You can buy this plug and a receiver from Alibaba, but it would require manual wiring if you wanted to build a feedthrough plug that you could plug in between the factory harness and then tap off those wires. I thought about going this route so I did not have to tap into a factory wire but elected to tap into the wire due to space constraints and a bit of a time crunch.
To do the install, it required me to build a box which I fit underneath the cargo cover (my choice purely), install the sub in the box and then a standard subwoofer amplifier installed kit, which had all the wiring fuses, etc.
You also need a line converter to convert a speaker level input to an RCA output that goes into the amp.
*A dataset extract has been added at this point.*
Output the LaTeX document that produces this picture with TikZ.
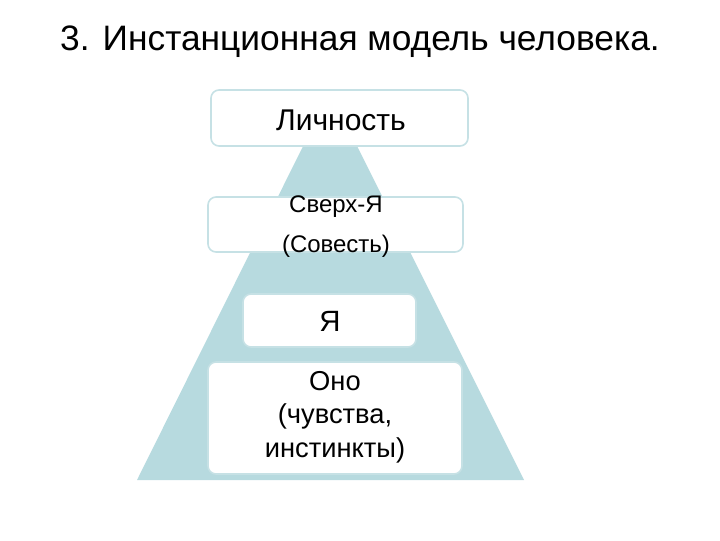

Ground was simply pulled underneath the passenger seat.
The positive wire was fused within 4 inches of the battery and run through the firewall via arguably the most perfectly placed rubber grommet I’ve ever seen ha ha ha. I did not have to disassemble anything to get the wire into the cabin, but did use an electrical fish wire to pull from the inside of the cabin into the battery area in the engine bay.
I’ll add some more detail to this, but I splice into the driver’s lower door speaker which appeared to have pretty good bass range. I deliberately didn’t tie into the subwoofer line because in my experience in my last car, it only received the lowest of the Lowe’s and was missing a lot of higher and base notes. I decided to use the amp and the filters to tune there.
You basically need to tap into two wires for the speaker and run those cleanly over to the line converter. You also need to tap into the remote lead, which is also on the Mark Levinson amp. It is on the smaller plug and simply turns on or off when you turn the car on or off. It’s in one of the photos and is underneath the driver seats plugged into the far side of the amp.
Once you run your speaker and remote wires into the line converter, you then take that same remote wire into the amp, run RCA‘s from the line converter into the amp and then finish connecting power and speaker connections.
I have this set up underneath the passenger seat in the front, and did lift the seat up about a half of an inch with longer bolts and grade 8 washers.
The system really pounds now and actually needs to be adjusted to not overpower the mids and highs.
The one thing that we experienced, which is odd and maybe some experts here could help – when the truck fires up there are a series of low base tones that occur. They stop after about 10 to 20 seconds. I’m wondering if it’s related to the fake engine noise, or some other test that’s being run through the speaker that I tapped into.
Once I tuned the ground switch on my line converter to match the ground wire on my amp 80 to 90% of that went away, but you can still hear it.
Finished location under the passenger seat.
Removing some panels are required to get the carpet loose enough to get under the seat.
Lower kick panel removed for access.
This is the opening on the passenger side of the firewall that I used.
Passenger front seat footwell- before pulling the positive wire thru.
This is the fish wire pulling the positive cable thru.
Had to trim the red positive cover and drillled / screwed / double sided taped the fuse holder to a small bracket by the battery.
Finished install. Wish there was room below the floor but it is taken with other electrical devices. While not perfect- it works with the seat slightly higher now.
Screenshot of the connector from Alibaba in case someone wants to make their own feed thru plug.